I have continued my therapy work to heal what I like to call the lowercase “t” traumas because the MDMA therapy healed my capital “T” traumas. My therapist likes to remind me of the work I’ve done and how much of the mental onion I have peeled back to free myself of my early trauma. I just smile in gratitude because while I did the work, I needed the MDMA medicine and psychotherapy support to make the healing happen.
Looking Forward
I knew as I was becoming more alert in my third journey that I was supposed to write a book advocating for MDMA therapy. I even chatted about the need for a voice that corporate, type-A people like me would take seriously, considering the stigma that surrounds psychedelics. I had always enjoyed writing and realized that this was my time to tell the story of how this therapy healed some of my deepest trauma wounds.
Then, after attending a psychedelic tourism retreat, I also put my teaching hat on (I was an English teacher at the start of my career) and created an intentions-setting workbook to help people decipher what their bodies and minds could be communicating and put those discoveries into psychedelic therapy intentions.
I decided to continue my advocacy via YouTube after TEDx rejected my talk about how MDMA therapy works. While they have published several researchers and Ph.D.s talking about psychedelic psychotherapy, they apparently didn’t want a patient perspective. My irritation with that organization ultimately led me to create the educational YouTube channel that I wish had been around when I was going through the therapy.
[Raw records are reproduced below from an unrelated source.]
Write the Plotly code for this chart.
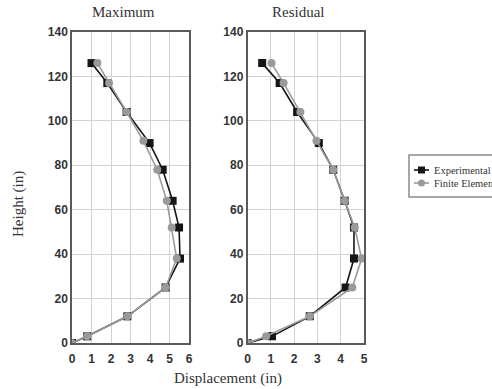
import plotly.graph_objects as go

# Storey heights (in)
height_exp = [0, 3, 12, 25, 38, 52, 64, 78, 90, 104, 117, 126]
height_fe = [0, 3, 12, 25, 38, 52, 64, 78, 91, 104, 117, 126]

# Maximum displacement (in)
max_exp = [0, 0.78, 2.84, 4.8, 5.54, 5.49, 5.16, 4.65, 3.98, 2.8, 1.81, 1.0]
max_fe = [0, 0.78, 2.84, 4.8, 5.37, 5.11, 4.86, 4.37, 3.66, 2.8, 1.9, 1.3]

# Residual displacement (in)
res_exp = [0, 1.05, 2.67, 4.21, 4.57, 4.57, 4.17, 3.68, 3.06, 2.13, 1.38, 0.63]
res_fe = [0, 0.8, 2.67, 4.5, 4.9, 4.6, 4.17, 3.68, 2.96, 2.27, 1.55, 1.03]

y_ticks = [0, 20, 40, 60, 80, 100, 120, 140]
series_names = ["Experimental", "Finite Element"]

BLACK = "#151515"
GRAY = "#9a9a9a"

fig = go.Figure()

panels = [("x", "y", max_exp, max_fe), ("x2", "y2", res_exp, res_fe)]
for xa, ya, exp_vals, fe_vals in panels:
    fig.add_trace(go.Scatter(
        x=exp_vals, y=height_exp, xaxis=xa, yaxis=ya, mode="lines+markers",
        name=series_names[0], showlegend=False,
        line=dict(color=BLACK, width=1.6),
        marker=dict(symbol="square", size=8, color=BLACK),
    ))
    fig.add_trace(go.Scatter(
        x=fe_vals, y=height_fe, xaxis=xa, yaxis=ya, mode="lines+markers",
        name=series_names[1], showlegend=False,
        line=dict(color=GRAY, width=1.6),
        marker=dict(symbol="circle", size=8, color=GRAY),
    ))

W, H = 492, 389


def px_x(p):
    return p / W


def px_y(p):
    return 1 - p / H


axis_common = dict(
    showgrid=True, gridcolor="#d2d2d2", gridwidth=1,
    showline=True, linecolor="#5a5a5a", linewidth=1.5, mirror=True,
    ticks="", zeroline=False,
    tickfont=dict(family="Liberation Sans", size=12, color="#333333", weight="bold"),
)

fig.update_layout(
    width=W, height=H,
    margin=dict(l=0, r=0, t=0, b=0, autoexpand=False),
    paper_bgcolor="white", plot_bgcolor="white",
    xaxis=dict(domain=[px_x(72), px_x(189)], range=[0, 6], dtick=1, anchor="y",
               ticklabelstandoff=4, **axis_common),
    yaxis=dict(domain=[px_y(343), px_y(32)], range=[0, 140], tickvals=y_ticks, anchor="x", **axis_common),
    xaxis2=dict(domain=[px_x(247.5), px_x(364)], range=[0, 5], dtick=1, anchor="y2",
                ticklabelstandoff=4, **axis_common),
    yaxis2=dict(domain=[px_y(343), px_y(32)], range=[0, 140], tickvals=y_ticks, anchor="x2", **axis_common),
    showlegend=False,
)

title_font = dict(family="Liberation Serif", size=15, color="#333333")
for label, cx, cy, angle in [("Maximum", 123, 12, 0), ("Residual", 298, 12, 0),
                             ("Displacement (in)", 228, 378, 0), ("Height (in)", 18, 204, -90)]:
    fig.add_annotation(text=label, x=px_x(cx), y=px_y(cy), xref="paper", yref="paper",
                       xanchor="center", yanchor="middle", textangle=angle,
                       showarrow=False, font=title_font)

# Legend box with short line-and-marker keys
fig.add_shape(type="rect", xref="paper", yref="paper",
              x0=px_x(409), x1=px_x(505), y0=px_y(197), y1=px_y(155),
              line=dict(color="#8a8a8a", width=1.5), fillcolor="white")
legend_rows = [(170, BLACK, "square"), (183, GRAY, "circle")]
for (row_y, colour, shape_kind), label in zip(legend_rows, series_names):
    fig.add_shape(type="line", xref="paper", yref="paper",
                  x0=px_x(414), x1=px_x(429), y0=px_y(row_y), y1=px_y(row_y),
                  line=dict(color=colour, width=1.6))
    fig.add_shape(type="rect" if shape_kind == "square" else "circle",
                  xref="paper", yref="paper",
                  x0=px_x(418), x1=px_x(425), y0=px_y(row_y + 3.5), y1=px_y(row_y - 3.5),
                  line=dict(color=colour, width=0), fillcolor=colour)
    fig.add_annotation(text=label, x=px_x(432), y=px_y(row_y), xref="paper", yref="paper",
                       xanchor="left", yanchor="middle", showarrow=False,
                       font=dict(family="Liberation Serif", size=10.5, color="#333333"))

fig.write_html("out.html")
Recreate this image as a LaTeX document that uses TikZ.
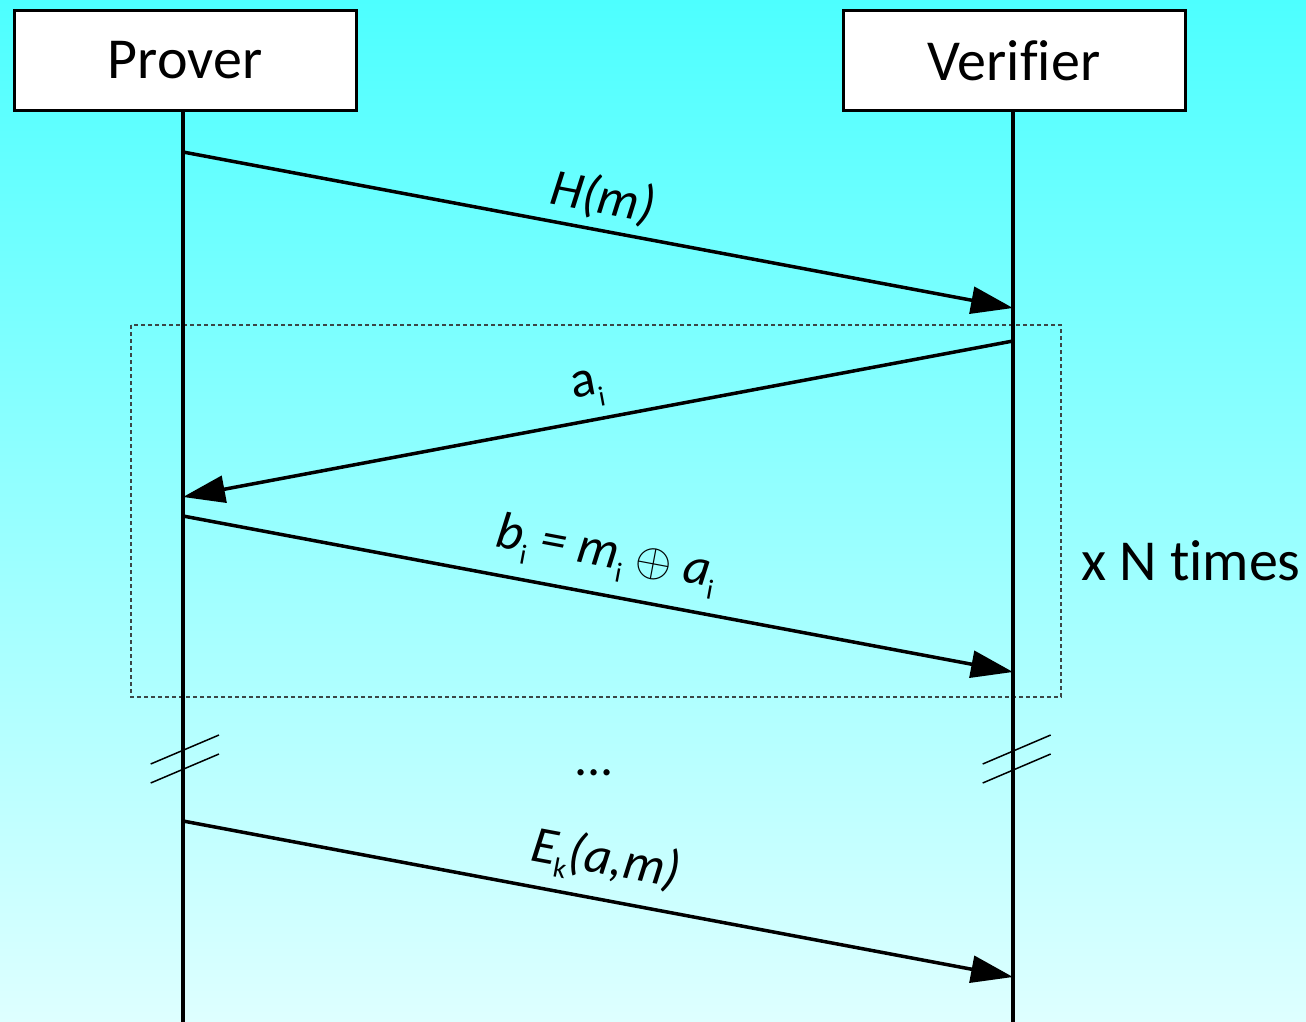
\documentclass[tikz,border=0pt]{standalone}
\usepackage{fontspec}
\setmainfont{Carlito}[Ligatures={NoCommon}]
\usetikzlibrary{arrows.meta}
\definecolor{bgtop}{RGB}{77,255,255}
\definecolor{bgbot}{RGB}{222,255,255}
\definecolor{dashgray}{RGB}{60,70,70}
\newcommand\sbs[1]{\raisebox{-12pt}{\upshape\fontsize{28}{28}\selectfont #1}}
\newcommand\xorsym{\scalebox{4.7}{\normalsize$\oplus$}}
\begin{document}
\begin{tikzpicture}[x=1pt,y=-1pt,
  actor/.style={draw, line width=3pt, fill=white, minimum width=342pt, minimum height=100pt, inner sep=0pt, font=\fontsize{58}{62}\selectfont},
  life/.style={line width=3.2pt},
  msg/.style={line width=3.5pt, -{Triangle[length=42pt,width=27pt]}},
  lbl/.style={font=\fontsize{52}{56}\selectfont, inner sep=0pt, anchor=base},
  brk/.style={line width=1.5pt},
  loopbox/.style={draw=dashgray, line width=1.1pt, dash pattern=on 4pt off 3pt},
]
\shade[top color=bgtop, bottom color=bgbot] (0,0) rectangle (1306,1022);
\useasboundingbox (0,0) rectangle (1306,1022);

% loop frame
\draw[loopbox] (131,325) rectangle (1061,697);

% actors
\node[actor] (P) at (185,60.5) {Prover};
\node[actor] (V) at (1014,60.5) {Verifier};

% lifelines
\coordinate (Pend) at (183,1022);
\coordinate (Vend) at (1013,1022);
\draw[life] (P.south -| Pend) -- (Pend);
\draw[life] (V.south -| Vend) -- (Vend);

% message endpoints
\coordinate (m1s) at (183,152);  \coordinate (m1e) at (1013,308);
\coordinate (m2s) at (1013,341); \coordinate (m2e) at (183,497);
\coordinate (m3s) at (183,516);  \coordinate (m3e) at (1013,672);
\coordinate (m4s) at (183,821);  \coordinate (m4e) at (1013,977);

\draw[msg] (m1s) -- (m1e);
\draw[msg] (m2s) -- (m2e);
\draw[msg] (m3s) -- (m3e);
\draw[msg] (m4s) -- (m4e);

% labels
\node[lbl, rotate=-10.64] (l1) at (600,213) {\itshape H(m)};
\node[lbl, rotate=10.64] (l2) at (589,396) {a\sbs{i}};
\node[lbl, rotate=-10.64] (l3) at (604,567) {\itshape b\sbs{i} = m\sbs{i} \xorsym{} a\sbs{i}};
\node[lbl, rotate=-10.64] (l4) at (603,874) {\itshape E\sbs{k}(a,m)};

\node[font=\fontsize{58}{62}\selectfont, inner sep=0pt, anchor=base west] (times) at (1081,580) {x N times};
\node[lbl] (dots) at (594,775) {...};

% break marks
\coordinate (pb1a) at (150.7,764); \coordinate (pb1b) at (219,735);
\coordinate (pb2a) at (150.7,783); \coordinate (pb2b) at (219,754);
\coordinate (vb1a) at (982.7,764); \coordinate (vb1b) at (1050.7,735);
\coordinate (vb2a) at (982.7,783); \coordinate (vb2b) at (1050.7,754);
\draw[brk] (pb1a) -- (pb1b);
\draw[brk] (pb2a) -- (pb2b);
\draw[brk] (vb1a) -- (vb1b);
\draw[brk] (vb2a) -- (vb2b);
\end{tikzpicture}
\end{document}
Presently, I am working on my IPEC and Thirdwave coaching certifications so I can help people unpack their own trauma and blockers. I think with the availability of these medicines becoming more common, people will need preparation and integration support so they can live their best lives. With my trauma history, medicine experience, and coaching skills, I know I can pay forward the healing I have experienced and help others.
Is MDMA Therapy Right For You?
I know my story makes people raise their hands to line up for this therapy. The most common question I hear is about the availability of MDMA therapy. Fortunately, we are very close to FDA approval in the US, and the rest of the world is watching. Right now, only Australia has MDMA therapy for PTSD available, but when the US approves it, other countries will take the therapy more seriously, and we’ll start to see it globally.
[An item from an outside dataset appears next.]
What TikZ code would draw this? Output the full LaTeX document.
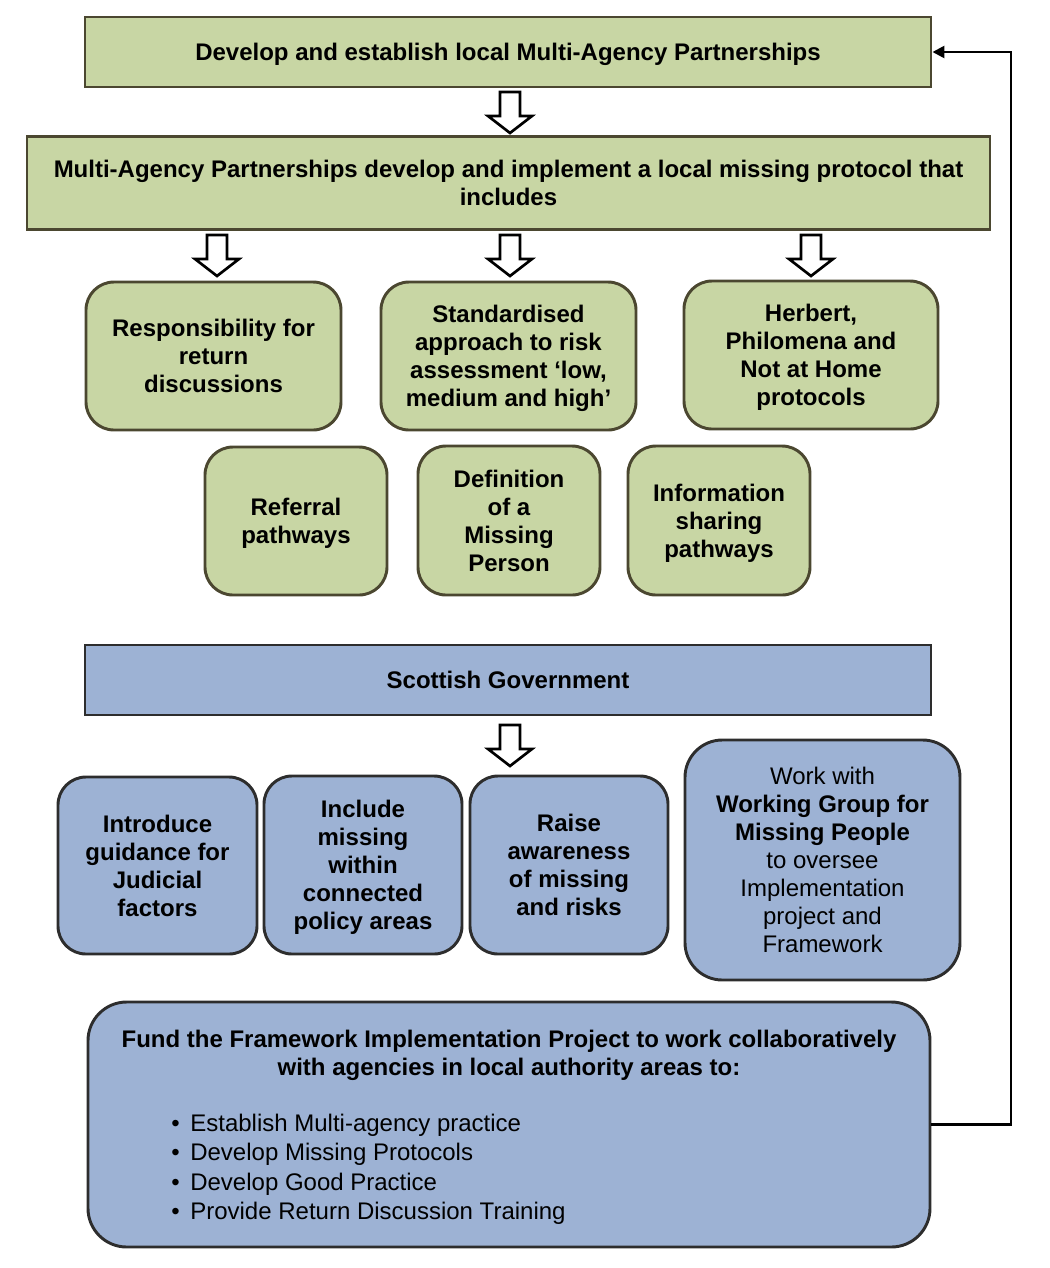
\documentclass[tikz,border=0pt]{standalone}
\usepackage{fontspec}
\setmainfont{Liberation Sans}
\usetikzlibrary{arrows.meta}
\definecolor{gfill}{HTML}{C8D6A4}
\definecolor{gdraw}{HTML}{4B4730}
\definecolor{bfill}{HTML}{9DB2D4}
\definecolor{bdraw}{HTML}{2D2D2D}
\tikzset{
  txt/.style={font=\fontsize{18}{21}\selectfont, align=center, inner sep=0pt},
  sz/.style 2 args={minimum width=#1*0.75pt, minimum height=#2*0.75pt},
  gbox/.style={txt, font=\fontsize{18}{21}\selectfont\bfseries, draw=gdraw, fill=gfill, line width=2.2pt, text depth=0pt},
  bbox/.style={txt, font=\fontsize{18}{21}\selectfont\bfseries, draw=bdraw, fill=bfill, line width=2.2pt, text depth=0pt},
  rbox/.style={rounded corners=21pt},
  hollow/.pic={\draw[line width=2pt, fill=white, line join=miter]
     (-10,0) -- (10,0) -- (10,24) -- (22,24) -- (0,41) -- (-22,24) -- (-10,24) -- cycle;},
  feedback/.style={line width=1.9pt, -{Triangle[length=9pt,width=9pt]}},
  listitem/.style={font=\fontsize{18}{22}\selectfont, anchor=base west, inner sep=0pt}
}
\begin{document}
\begin{tikzpicture}[x=0.75pt, y=-0.75pt]
\useasboundingbox (0,0) rectangle (1050,1268);

% top green
\node[gbox, sz={846}{70}] (top) at (508,52) {Develop and establish local Multi-Agency Partnerships};
\pic at (510,92) {hollow};
\node[gbox, sz={963}{93}] (mid) at (508.5,183) {Multi-Agency Partnerships develop and implement a local missing protocol that\\includes};
\pic at (217,235) {hollow};
\pic at (510,235) {hollow};
\pic at (811,235) {hollow};

\node[gbox, rbox, sz={255}{148}] (a) at (213.5,356) {Responsibility for\\return\\discussions};
\node[gbox, rbox, sz={255}{148}] (b) at (508.5,356) {Standardised\\approach to risk\\assessment ‘low,\\medium and high’};
\node[gbox, rbox, sz={254}{148}] (c) at (811,355) {Herbert,\\Philomena and\\Not at Home\\protocols};
\node[gbox, rbox, sz={182}{148}] (d) at (296,521) {Referral\\pathways};
\node[gbox, rbox, sz={182}{149}] (e) at (509,520.5) {Definition\\of a\\Missing\\Person};
\node[gbox, rbox, sz={182}{149}] (f) at (719,520.5) {Information\\sharing\\pathways};

% blue
\node[bbox, sz={846}{70}] (sg) at (508,680) {Scottish Government};
\pic at (510,725) {hollow};

\node[bbox, rbox, sz={199}{177}] (g) at (157.5,865.5) {Introduce\\guidance for\\Judicial\\factors};
\node[bbox, rbox, sz={198}{178}] (h) at (363,865) {Include\\missing\\within\\connected\\policy areas};
\node[bbox, rbox, sz={198}{178}] (i) at (569,865) {Raise\\awareness\\of missing\\and risks};
\node[bbox, rounded corners=28pt, sz={275}{240}, font=\fontsize{18}{21}\selectfont] (j) at (822.5,860)
  {Work with\\\textbf{Working Group for}\\\textbf{Missing People}\\to oversee\\Implementation\\project and\\Framework};

\node[bbox, rounded corners=29pt, sz={842}{245}] (k) at (509,1124.5) {};
\node[txt, font=\fontsize{18}{21}\selectfont\bfseries] (ktitle) at (509,1055)
  {Fund the Framework Implementation Project to work collaboratively\\with agencies in local authority areas to:};
\node[listitem] (k1) at (171,1131) {•\hspace{8pt}Establish Multi-agency practice};
\node[listitem] (k2) at (171,1160) {•\hspace{8pt}Develop Missing Protocols};
\node[listitem] (k3) at (171,1190) {•\hspace{8pt}Develop Good Practice};
\node[listitem] (k4) at (171,1219) {•\hspace{8pt}Provide Return Discussion Training};

% feedback loop
\coordinate (fb) at (1011,52);
\draw[feedback] (k.east) -| (fb) -- (top.east);
\end{tikzpicture}
\end{document}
The FDA has the MDMA-assisted therapy for PTSD therapy application and is expected to finish its evaluation by August 2024. Then, the DEA has three months to reschedule MDMA to make it available for clinicians. I know a lot of Ketamine clinics are positioned well to add MDMA therapy to their list of services, so I am hopeful we’ll see this therapy become available in 2025.
So, I encourage people to start researching now to determine if this therapy would be appropriate. MAPS is the place to start to understand clinical research and any future trials that may open.
Internet searches can also lead you to other trials run by private companies and universities. I predict we’ll see far more healing opportunities in the years to come than currently exist. For the privilege of being one of those voices who can help people on their own journeys, I am very thankful.